The memory tag should be populated by a gateway startup event script. Have a client tag change script populate your constants, too. (May need a global statement on that function.)

Consider making common.Products and instance of SmartMap so you can assign to it like a dictionary, but access with your existing .something notation.

Just create Products as an empty SmartMap at the top level of common.

1 Like

The process should then be -

  1. On gateway startup I populate my gateway memory tag manually via scripting one time
  2. Client dataset tag subscribes to the gateway memory tag via an expression
  3. I have a client tag change event watching the client dataset tag, on tag change - I can use that as my cue - if the client tag now has data in it - I can populate my common.Products.PRODUCT_A, common.Products.PRODUCT_B

Thanks for the SmartMap link that is what I was trying to recreate lol.

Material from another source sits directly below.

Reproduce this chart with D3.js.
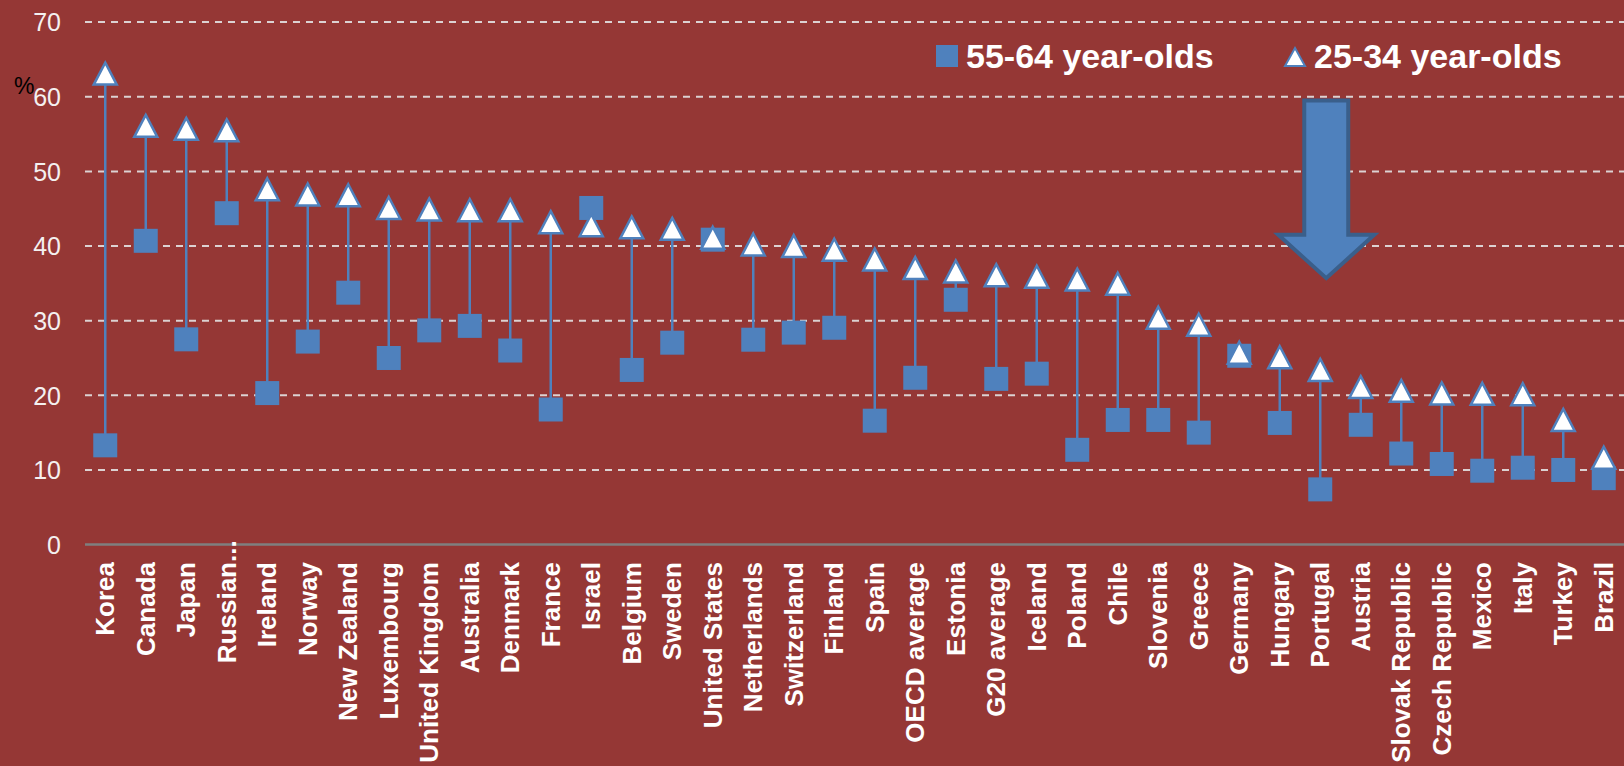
<!DOCTYPE html>
<html>
<head>
<meta charset="utf-8">
<script src="https://cdn.jsdelivr.net/npm/d3@7"></script>
<style>
  body { margin: 0; background: #953735; }
  svg { display: block; }
  text { font-family: Arial, "Liberation Sans", sans-serif; }
</style>
</head>
<body>
<script>
// data
var categories = ['Korea', 'Canada', 'Japan', 'Russian...', 'Ireland', 'Norway', 'New Zealand', 'Luxembourg',
    'United Kingdom', 'Australia', 'Denmark', 'France', 'Israel', 'Belgium', 'Sweden', 'United States',
    'Netherlands', 'Switzerland', 'Finland', 'Spain', 'OECD average', 'Estonia', 'G20 average', 'Iceland',
    'Poland', 'Chile', 'Slovenia', 'Greece', 'Germany', 'Hungary', 'Portugal', 'Austria', 'Slovak Republic',
    'Czech Republic', 'Mexico', 'Italy', 'Turkey', 'Brazil'];
var young = [63.1, 56.1, 55.7, 55.5, 47.6, 46.9, 46.8, 45.1, 44.9, 44.8, 44.8, 43.2, 42.8, 42.5, 42.3, 41.1,
    40.2, 40.0, 39.5, 38.2, 37.05, 36.6, 36.1, 35.9, 35.5, 34.95, 30.4, 29.45, 25.7, 25.1, 23.4, 21.1, 20.6,
    20.25, 20.2, 20.15, 16.7, 11.65];
var old = [13.3, 40.7, 27.5, 44.4, 20.3, 27.2, 33.75, 25.0, 28.7, 29.3, 26.0, 18.1, 45.1, 23.4, 27.05, 40.85,
    27.45, 28.4, 29.05, 16.6, 22.35, 32.8, 22.2, 22.9, 12.7, 16.7, 16.7, 15.0, 25.3, 16.3, 7.4, 16.05, 12.2,
    10.8, 9.9, 10.3, 10.0, 8.9];
var yTicks = [0, 10, 20, 30, 40, 50, 60, 70];
var legendLabels = ['55-64 year-olds', '25-34 year-olds'];
var arrowTarget = 'Portugal';

var width = 1624, height = 766;
var blue = '#4f81bd';

var svg = d3.select('body').append('svg')
    .attr('width', width)
    .attr('height', height);

svg.append('rect').attr('width', width).attr('height', height).attr('fill', '#953735');

var x = d3.scaleBand().domain(categories).range([85, 1624]).padding(0);
var y = d3.scaleLinear().domain([0, 70]).range([544.6, 22.1]);
function cx(d) { return x(d) + x.bandwidth() / 2; }

// gridlines
svg.append('g').selectAll('line')
    .data(yTicks.filter(function (t) { return t > 0; }))
    .enter().append('line')
    .attr('x1', 85).attr('x2', width)
    .attr('y1', function (d) { return y(d); })
    .attr('y2', function (d) { return y(d); })
    .attr('stroke', '#dcd2d2')
    .attr('stroke-width', 2)
    .attr('stroke-dasharray', '7,6');

// zero line
svg.append('line')
    .attr('x1', 85).attr('x2', width)
    .attr('y1', y(0)).attr('y2', y(0))
    .attr('stroke', '#7f7f7f')
    .attr('stroke-width', 2.5);

// y axis labels
var yAxis = d3.axisLeft(y).tickValues(yTicks).tickSize(0).tickPadding(0);
var gy = svg.append('g').attr('transform', 'translate(61,0)').call(yAxis);
gy.select('.domain').remove();
gy.selectAll('text')
    .attr('fill', '#f4f0f0')
    .style('font-size', '25px')
    .attr('dy', '0.35em');

svg.append('text')
    .attr('x', 14).attr('y', 94)
    .attr('fill', '#000')
    .style('font-size', '23px')
    .text('%');

// x axis labels
var xAxis = d3.axisBottom(x).tickSize(0).tickPadding(0);
var gx = svg.append('g').attr('transform', 'translate(0,562)').call(xAxis);
gx.select('.domain').remove();
gx.selectAll('text')
    .attr('fill', '#fff')
    .style('font-size', '26px')
    .style('font-weight', 'bold')
    .attr('text-anchor', 'end')
    .attr('transform', 'rotate(-90)')
    .attr('x', 0).attr('y', 0)
    .attr('dy', '0.35em')
    .each(function (d) {
        // truncated names: let the dots run past the top of the column
        if (d.slice(-3) === '...') {
            var n = this.getNumberOfChars();
            d3.select(this).attr('x', this.getSubStringLength(n - 3, 3));
        }
    });

// connectors
svg.append('g').selectAll('line')
    .data(categories)
    .enter().append('line')
    .attr('x1', cx).attr('x2', cx)
    .attr('y1', function (d, i) { return y(old[i]); })
    .attr('y2', function (d, i) { return y(young[i]); })
    .attr('stroke', blue)
    .attr('stroke-width', 2.5);

// 55-64 squares
svg.append('g').selectAll('rect')
    .data(categories)
    .enter().append('rect')
    .attr('x', function (d) { return cx(d) - 12; })
    .attr('y', function (d, i) { return y(old[i]) - 12; })
    .attr('width', 24).attr('height', 24)
    .attr('fill', blue);

// 25-34 triangles
var tri = 'M0,-11 L11.5,11 L-11.5,11 Z';
svg.append('g').selectAll('path')
    .data(categories)
    .enter().append('path')
    .attr('d', tri)
    .attr('transform', function (d, i) { return 'translate(' + cx(d) + ',' + y(young[i]) + ')'; })
    .attr('fill', '#fff')
    .attr('stroke', blue)
    .attr('stroke-width', 2.5)
    .attr('stroke-linejoin', 'miter');

// legend
var lg = svg.append('g');
lg.append('rect').attr('x', 936).attr('y', 45).attr('width', 22).attr('height', 22).attr('fill', blue);
lg.append('text').attr('x', 966).attr('y', 68)
    .attr('fill', '#fff').style('font-size', '34px').style('font-weight', 'bold')
    .text(legendLabels[0]);
lg.append('path').attr('d', 'M0,-9 L10,9 L-10,9 Z')
    .attr('transform', 'translate(1295,57)')
    .attr('fill', '#fff').attr('stroke', blue).attr('stroke-width', 2);
lg.append('text').attr('x', 1314).attr('y', 68)
    .attr('fill', '#fff').style('font-size', '34px').style('font-weight', 'bold')
    .text(legendLabels[1]);

// arrow pointing at the target country
var ax = cx(arrowTarget) + 6;
var aTop = y(59.5), aWing = y(41.5), aTip = y(35.7);
svg.append('path')
    .attr('d', 'M' + (ax - 22) + ',' + aTop + ' L' + (ax + 22) + ',' + aTop +
        ' L' + (ax + 22) + ',' + aWing + ' L' + (ax + 48) + ',' + aWing +
        ' L' + ax + ',' + aTip + ' L' + (ax - 48) + ',' + aWing +
        ' L' + (ax - 22) + ',' + aWing + ' Z')
    .attr('fill', blue)
    .attr('stroke', '#3a5f8b')
    .attr('stroke-width', 4);
</script>
</body>
</html>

Thanks for taking the time. My first time using top level variable caching on database related objects instead of just hard coded dictionaries that sometimes got updated.

1 Like

FWIW, the VarMap class in my toolkit is essentially a java re-implementation of SmartMap.

1 Like

I have it basically working mostly though I have intermittent problems, and in designer my setup kind of stinks.

I would like to convince the customer to allow this module - if I did what would be the viable path forward for me? You say I don’t need to define my Product class anymore though I do have other needs for doing so (It’s used in a dictionary key and in equality statements so I do have the need to do things like def __hash__ , __eq__ etc) so assuming I do need to define - whats the broad strokes for leveraging your module here?

I’ve come around that its probably easier to convince them of using your module than rolling my own right now.

Eww! Just just the ID as the dictionary key.